Of course, this is easier said than done, but there are a few strategies you can use to prevent a cram session from sneaking up on you. Set reminders on your phone in the days leading up to your exam to study, especially reminders at the same time(s) each day so that you’re able to develop a routine. Though it’s true that “we’ve all been there”, the fact is that sleep is critical for performing well on exams, and caffeine can only go so far.

Look into your school’s accessibility options.

Many universities offer accommodations through programs such as disability services. If you struggle with focusing on tests due to ADHD or other obstacles, applying for accommodations can provide relief from the noise, overstimulation, stressful time constraints, and other factors. These accommodations often include services like designated testing centers and extended time to complete exams.

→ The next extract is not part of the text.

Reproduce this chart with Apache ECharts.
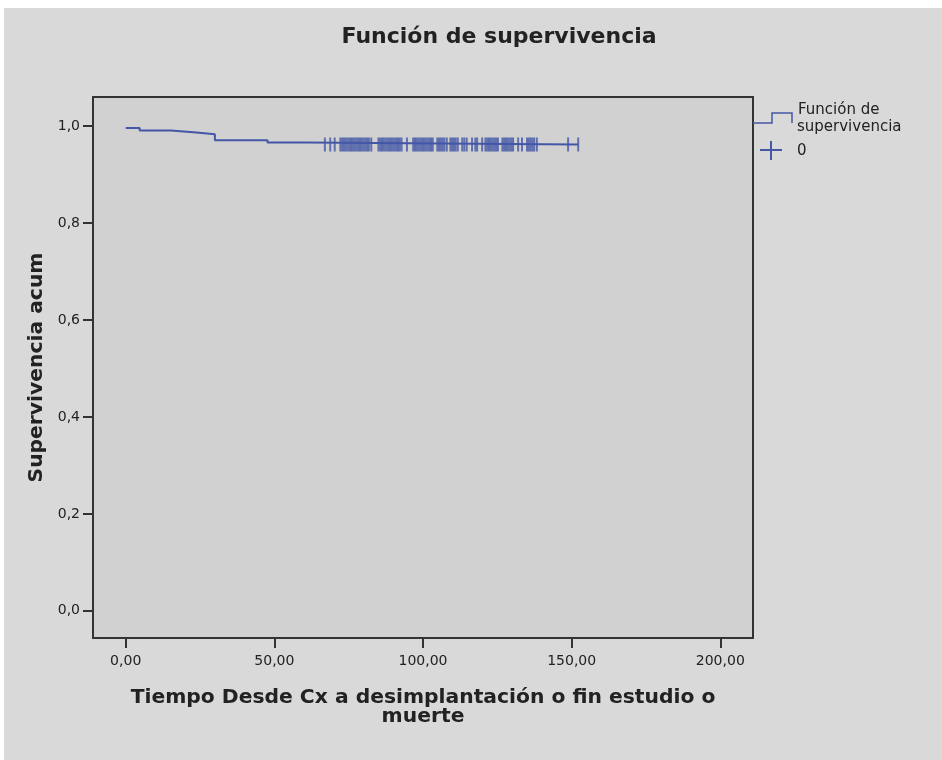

Meet with peers to collaborate on studying.

Surrounding yourself with like-minded and supportive individuals can help increase productivity. That’s not all, though: meeting up with a group of fellow students in any particular class provides the opportunity to share different ideas and strategies, as well as compare notes and other materials.

Do more than just read your notes.

Sure, reading over your notes throughout the semester will help you jog your memory. It’s not, however, the best way to reinforce information. Taking a more proactive approach to reviewing notes will help ideas stick; if you usually type your notes on your computer during class, try going back later and creating more streamlined notes on paper, or challenging yourself to create thoughtful summarizations of the content. There are lots of ways you can create your own study guide; for instance, you can try going through your old notes or textbooks (that you own!) and highlighting important words and phrases. You can also try creating a comprehensive list of keywords and phrases, complete with definitions, or making flashcards either physically or virtually.

Attend your professors’ office hours.

Many professors hold open office hours or office hours by appointment. Information on when and where to find them is often included in class syllabi (another reason to hold onto that early-semester printout or bookmark that PDF!) Even if you feel confident about where you’re at with the class content, it’s never a bad idea to speak with your professors and ask any questions you may have. If you find that you’re struggling in a class, that’s all the more reason to attend office hours; your professors can help you understand concepts with new perspectives and one-on-one guidance.